Iterative Tweaks, Not a Retreat from Liquid Glass
Despite the backlash, Apple clearly sees Liquid Glass macOS 27 as evolution, not retreat. Earlier updates, such as macOS 26.1, already added controls to boost opacity and contrast, signalling that Apple was listening to macOS Tahoe readability fixes without abandoning its broader vision. Now, the company is doubling down with systemic improvements—addressing shadows and transparency quirks, tightening visual consistency between native and third‑party apps, and cleaning up what insiders describe as unfinished engineering work. These changes are framed less as a redesign and more as completing Liquid Glass “the way Apple’s design team intended it from the start.” In practice, that means users should expect familiar layouts and overall aesthetics, but with sharper text, fewer visual bugs, and more predictable behavior. Liquid Glass remains central to Apple’s interface roadmap, with macOS 27 serving as the maturation phase rather than a new beginning.
Performance, Reliability and a Forward Path to OLED Macs
Beyond visual polish, macOS 27 is being cast as a reliability‑focused release. Apple is said to be prioritising bug fixes, performance optimisations, and battery‑life gains, echoing past cycles where stability took center stage. That housekeeping matters for Liquid Glass: reducing GPU overhead and smoothing animations should make translucent panels feel less jittery on older hardware. At the same time, Apple is preparing its software for future Macs, including a rumored OLED touchscreen MacBook that could showcase Liquid Glass at its best. On such hardware, the subtle gradients, shadows, and parallax effects are expected to appear more natural and precise. For existing LCD‑based Macs, macOS 27’s refinements do the heavy lifting, while new AI‑powered features like a revamped Siri and unified Spotlight indicate broader platform ambitions. Together, these changes reinforce Liquid Glass as a long‑term foundation, not a short‑lived experiment.

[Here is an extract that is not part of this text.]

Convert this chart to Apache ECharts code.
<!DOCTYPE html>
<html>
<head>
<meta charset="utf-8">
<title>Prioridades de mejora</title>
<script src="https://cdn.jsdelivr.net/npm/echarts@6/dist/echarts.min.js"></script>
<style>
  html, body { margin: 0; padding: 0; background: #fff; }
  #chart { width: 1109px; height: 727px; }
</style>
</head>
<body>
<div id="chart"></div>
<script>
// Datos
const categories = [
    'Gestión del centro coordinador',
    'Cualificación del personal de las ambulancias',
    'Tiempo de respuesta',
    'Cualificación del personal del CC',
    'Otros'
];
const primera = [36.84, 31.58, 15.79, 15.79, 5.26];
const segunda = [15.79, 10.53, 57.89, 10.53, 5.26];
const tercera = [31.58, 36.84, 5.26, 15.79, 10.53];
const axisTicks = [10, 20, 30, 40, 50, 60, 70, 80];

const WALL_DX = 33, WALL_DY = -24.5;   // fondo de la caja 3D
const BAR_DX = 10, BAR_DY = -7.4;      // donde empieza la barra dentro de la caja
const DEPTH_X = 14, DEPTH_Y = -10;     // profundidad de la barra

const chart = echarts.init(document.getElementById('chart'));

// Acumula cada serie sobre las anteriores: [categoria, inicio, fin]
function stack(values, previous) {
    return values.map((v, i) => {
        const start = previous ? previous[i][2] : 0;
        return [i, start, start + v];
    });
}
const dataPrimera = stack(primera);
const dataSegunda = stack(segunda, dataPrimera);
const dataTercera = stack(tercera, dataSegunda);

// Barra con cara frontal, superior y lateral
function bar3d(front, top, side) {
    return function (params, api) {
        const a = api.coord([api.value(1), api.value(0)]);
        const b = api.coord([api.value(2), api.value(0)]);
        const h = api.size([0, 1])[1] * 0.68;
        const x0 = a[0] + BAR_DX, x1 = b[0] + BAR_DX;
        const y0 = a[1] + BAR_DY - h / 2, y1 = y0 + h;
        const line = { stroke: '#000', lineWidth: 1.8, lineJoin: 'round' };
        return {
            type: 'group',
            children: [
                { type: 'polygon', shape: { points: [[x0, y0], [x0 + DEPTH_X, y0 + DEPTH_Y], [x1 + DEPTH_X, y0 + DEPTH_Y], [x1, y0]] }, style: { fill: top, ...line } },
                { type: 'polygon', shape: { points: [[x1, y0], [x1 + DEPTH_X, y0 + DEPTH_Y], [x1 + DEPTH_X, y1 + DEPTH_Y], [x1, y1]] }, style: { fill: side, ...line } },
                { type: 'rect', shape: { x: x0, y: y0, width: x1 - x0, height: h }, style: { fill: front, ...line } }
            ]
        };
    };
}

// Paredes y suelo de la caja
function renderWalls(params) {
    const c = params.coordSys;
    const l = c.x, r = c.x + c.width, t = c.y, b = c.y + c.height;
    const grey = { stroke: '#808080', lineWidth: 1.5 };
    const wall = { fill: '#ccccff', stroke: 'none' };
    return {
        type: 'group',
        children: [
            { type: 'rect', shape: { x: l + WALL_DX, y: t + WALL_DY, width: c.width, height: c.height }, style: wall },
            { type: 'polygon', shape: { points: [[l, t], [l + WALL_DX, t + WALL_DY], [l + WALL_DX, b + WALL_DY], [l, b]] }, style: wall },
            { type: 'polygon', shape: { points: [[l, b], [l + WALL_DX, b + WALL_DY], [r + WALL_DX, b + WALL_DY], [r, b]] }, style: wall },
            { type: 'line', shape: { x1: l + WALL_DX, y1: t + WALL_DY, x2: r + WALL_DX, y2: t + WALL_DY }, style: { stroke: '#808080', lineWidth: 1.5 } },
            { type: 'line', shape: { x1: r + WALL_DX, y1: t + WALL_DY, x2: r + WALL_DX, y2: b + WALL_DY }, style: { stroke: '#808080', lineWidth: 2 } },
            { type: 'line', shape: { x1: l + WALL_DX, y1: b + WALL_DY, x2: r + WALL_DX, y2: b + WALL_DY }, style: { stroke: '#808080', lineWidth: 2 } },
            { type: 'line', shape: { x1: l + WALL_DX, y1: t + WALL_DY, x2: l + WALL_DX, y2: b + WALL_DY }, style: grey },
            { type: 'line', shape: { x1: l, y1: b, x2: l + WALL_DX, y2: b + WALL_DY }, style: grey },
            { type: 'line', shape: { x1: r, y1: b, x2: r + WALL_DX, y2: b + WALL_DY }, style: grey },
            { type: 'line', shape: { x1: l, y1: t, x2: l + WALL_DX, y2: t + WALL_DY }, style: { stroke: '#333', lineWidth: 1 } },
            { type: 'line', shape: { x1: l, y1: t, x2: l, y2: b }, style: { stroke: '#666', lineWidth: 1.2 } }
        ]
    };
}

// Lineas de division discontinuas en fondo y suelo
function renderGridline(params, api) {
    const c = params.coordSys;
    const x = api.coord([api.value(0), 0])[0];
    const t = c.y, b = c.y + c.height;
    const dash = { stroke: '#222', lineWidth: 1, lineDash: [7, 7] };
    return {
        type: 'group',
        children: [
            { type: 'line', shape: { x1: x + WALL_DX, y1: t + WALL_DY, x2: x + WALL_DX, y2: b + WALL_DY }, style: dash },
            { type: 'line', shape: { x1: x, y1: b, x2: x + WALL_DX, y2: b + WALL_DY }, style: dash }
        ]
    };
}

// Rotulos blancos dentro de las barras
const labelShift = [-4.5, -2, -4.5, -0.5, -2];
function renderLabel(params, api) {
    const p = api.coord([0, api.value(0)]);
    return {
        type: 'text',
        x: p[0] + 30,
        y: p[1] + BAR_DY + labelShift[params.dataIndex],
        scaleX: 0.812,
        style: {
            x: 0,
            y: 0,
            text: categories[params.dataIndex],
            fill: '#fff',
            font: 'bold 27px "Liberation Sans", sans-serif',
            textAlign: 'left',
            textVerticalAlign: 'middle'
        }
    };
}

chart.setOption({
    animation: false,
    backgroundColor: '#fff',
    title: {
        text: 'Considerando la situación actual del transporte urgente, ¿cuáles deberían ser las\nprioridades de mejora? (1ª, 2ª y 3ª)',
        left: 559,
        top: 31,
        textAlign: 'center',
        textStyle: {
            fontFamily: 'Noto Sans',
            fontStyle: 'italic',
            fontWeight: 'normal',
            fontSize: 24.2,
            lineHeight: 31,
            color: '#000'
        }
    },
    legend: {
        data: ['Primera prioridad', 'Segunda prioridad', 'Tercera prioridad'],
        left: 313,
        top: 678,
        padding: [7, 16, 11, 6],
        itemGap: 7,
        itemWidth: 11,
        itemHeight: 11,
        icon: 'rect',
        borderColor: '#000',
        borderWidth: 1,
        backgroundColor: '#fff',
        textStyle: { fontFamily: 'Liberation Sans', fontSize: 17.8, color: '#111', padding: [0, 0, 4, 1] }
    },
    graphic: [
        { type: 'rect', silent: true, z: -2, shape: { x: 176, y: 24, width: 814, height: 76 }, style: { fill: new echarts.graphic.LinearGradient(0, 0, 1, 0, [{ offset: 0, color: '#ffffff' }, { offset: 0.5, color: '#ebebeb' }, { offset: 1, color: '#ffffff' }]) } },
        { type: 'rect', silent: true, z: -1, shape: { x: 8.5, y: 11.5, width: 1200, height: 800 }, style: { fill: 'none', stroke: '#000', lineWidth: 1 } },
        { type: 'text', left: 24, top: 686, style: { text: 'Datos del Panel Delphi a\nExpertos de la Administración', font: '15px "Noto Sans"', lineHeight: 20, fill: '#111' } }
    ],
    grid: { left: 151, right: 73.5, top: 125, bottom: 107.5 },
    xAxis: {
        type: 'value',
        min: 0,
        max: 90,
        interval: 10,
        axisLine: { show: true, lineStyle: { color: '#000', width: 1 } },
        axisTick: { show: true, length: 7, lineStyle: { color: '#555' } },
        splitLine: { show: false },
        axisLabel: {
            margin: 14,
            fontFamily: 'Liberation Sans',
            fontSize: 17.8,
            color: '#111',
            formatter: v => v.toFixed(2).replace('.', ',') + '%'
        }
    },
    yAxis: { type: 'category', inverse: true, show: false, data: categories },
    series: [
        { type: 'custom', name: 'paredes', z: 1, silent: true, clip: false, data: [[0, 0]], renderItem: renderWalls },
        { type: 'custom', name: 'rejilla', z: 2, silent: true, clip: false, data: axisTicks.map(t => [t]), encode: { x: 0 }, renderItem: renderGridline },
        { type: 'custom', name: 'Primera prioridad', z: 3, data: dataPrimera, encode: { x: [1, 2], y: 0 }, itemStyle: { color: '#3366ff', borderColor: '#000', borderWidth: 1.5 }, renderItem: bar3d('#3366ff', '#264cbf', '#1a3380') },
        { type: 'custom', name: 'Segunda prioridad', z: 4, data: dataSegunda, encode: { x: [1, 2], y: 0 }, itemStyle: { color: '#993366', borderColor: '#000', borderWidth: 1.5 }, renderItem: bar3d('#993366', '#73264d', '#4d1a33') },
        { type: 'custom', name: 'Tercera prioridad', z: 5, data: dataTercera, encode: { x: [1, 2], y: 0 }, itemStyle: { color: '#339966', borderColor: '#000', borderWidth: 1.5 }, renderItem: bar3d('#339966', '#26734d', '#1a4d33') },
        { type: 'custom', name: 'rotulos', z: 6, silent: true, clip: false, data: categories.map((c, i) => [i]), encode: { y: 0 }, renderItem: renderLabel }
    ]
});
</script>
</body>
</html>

Liquid Glass Wins Awards Even as Apple Addresses Criticism
While online debate has focused on accessibility and readability concerns, Liquid Glass has also been recognised by the design community. At the 2026 Art Directors Club of New York awards, Apple’s in‑house team secured a prestigious Gold Cube for the Liquid Glass redesign in the Interactive / UX / UI category. In its award pitch, Apple framed Liquid Glass as a holistic reimagining of software: refined typography, expressive iconography, considered materials, and cohesive colours working together across platforms. Parallax and layered depth are meant to make interfaces feel more physical and human, not merely decorative. That accolade underscores the tension at the heart of Liquid Glass macOS 27: a design lauded for vision yet criticised for real‑world usability. Apple’s upcoming refinements aim to reconcile those perspectives, preserving the award‑winning aesthetic while delivering practical LCD screen clarity improvements for everyday users.